I am aware of this possibility (I wrote it). I'm actually impressed that you found this relatively obscure feature. I still think that WaveStats/M=1 would execute faster. FWIW, this ImageStats feature was added to support ImageStats over rectangular areas without using ROI. In general, using ROI is less efficient because each pixel in the ROI wave is scanned at least once.

A.G.
WaveMetrics, Inc.
Igor wrote:
FWIW, this ImageStats feature was added to support ImageStats over rectangular areas without using ROI. In general, using ROI is less efficient because each pixel in the ROI wave is scanned at least once.


So using the /G flag wont scan the pixels more than once or?

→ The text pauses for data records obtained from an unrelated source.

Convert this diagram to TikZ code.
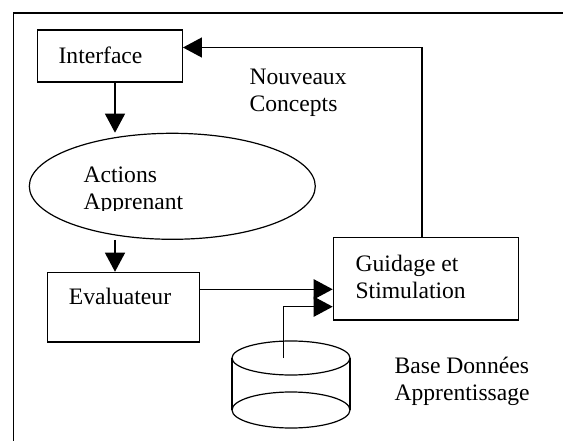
\documentclass[tikz,border=0pt]{standalone}
\usepackage{fontspec}
\setmainfont{Liberation Serif}
\usepackage{tikz}
\usetikzlibrary{arrows.meta,shapes.geometric,calc}

\begin{document}
\begin{tikzpicture}[x=1pt,y=-1pt,line width=1.2pt,
  font=\fontsize{23.6pt}{27pt}\selectfont,
  boite/.style={draw,rectangle,inner sep=0pt},
  txt/.style={anchor=base west,inner sep=0pt,align=left},
  fleche/.style={-{Triangle[length=19pt,width=20pt]}}]
 \useasboundingbox (0,0) rectangle (563,441);
 \draw[line width=1.6pt] (13.3,441) -- (13.3,13.3) -- (563,13.3);
 \node[boite,minimum width=144.7pt,minimum height=52pt] (interface) at (110,56) {};
 \node[txt] (tinterface) at (58,64) {Interface};
 \node[draw,ellipse,inner sep=0pt,minimum width=286pt,minimum height=106pt] (actions) at (172.3,186.3) {};
 \begin{scope}
  \clip (60,150) rectangle (300,210.5);
  \node[txt] (tactions) at (83,210) {Actions\\Apprenant};
 \end{scope}
 \node[boite,minimum width=151.6pt,minimum height=69.7pt] (evaluateur) at (123.5,307.2) {};
 \node[txt] (tevaluateur) at (68.3,305) {Evaluateur};
 \node[boite,minimum width=185pt,minimum height=82.3pt] (guidage) at (425.8,278.9) {};
 \node[txt] (tguidage) at (355,298.3) {Guidage et\\Stimulation};
 \node[txt] (concepts) at (249,112) {Nouveaux\\Concepts};
 \node[txt] (tbase) at (394,400) {Base Données\\Apprentissage};
 \draw (291,358) ellipse [x radius=59,y radius=17];
 \draw (291,410) ellipse [x radius=59,y radius=18];
 \draw (232,358) -- (232,410);
 \draw (350,358) -- (350,410);
 \coordinate (base) at (283.7,358);
 \draw[fleche] ([xshift=5pt]interface.south) -- ([xshift=5pt]interface.south |- actions.north);
 \draw[fleche] ([xshift=-8.5pt]evaluateur.north |- actions.south) -- ([xshift=-8.5pt]evaluateur.north);
 \draw[fleche] ([yshift=17.9pt]evaluateur.east) -- ([yshift=17.9pt]evaluateur.east -| guidage.west);
 \draw[fleche] (base) |- ([yshift=-27.8pt]guidage.west);
 \draw[fleche] ([xshift=-3.9pt]guidage.north) |- ([yshift=8.5pt]interface.east);
\end{tikzpicture}
\end{document}
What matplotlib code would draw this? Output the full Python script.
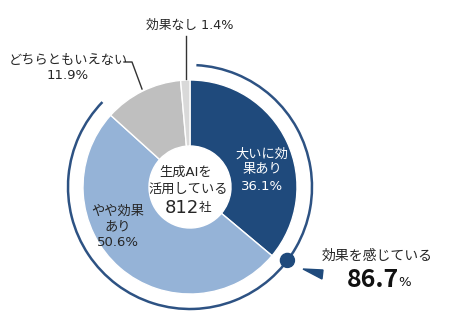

Seems good. I havent used it on enormous data sets, but on large tiff files it seems to execute as quickly as wavestats, and at least now he wouldnt have to recopy the data into a suitable 1D format for wavestats..

At any rate, didnt realize this was obscure. Wavestats is for 1D and you get sent right to Imagestats in the documentation for higher dimensionalities, and this command is right in the middle and seems to emulate wavestats which is probably why a lot of users got sent there in the first place, trying to use wavestates on the wrong kind of wave. Glad you put it in there!
daggaz wrote:
At any rate, didnt realize this was obscure.


You can only find this feature if you read the documentation -- it is not available as a menu or dialog selection. Even if you come across this flag's documentation it is not immediately obvious why it is more efficient than using an ROI.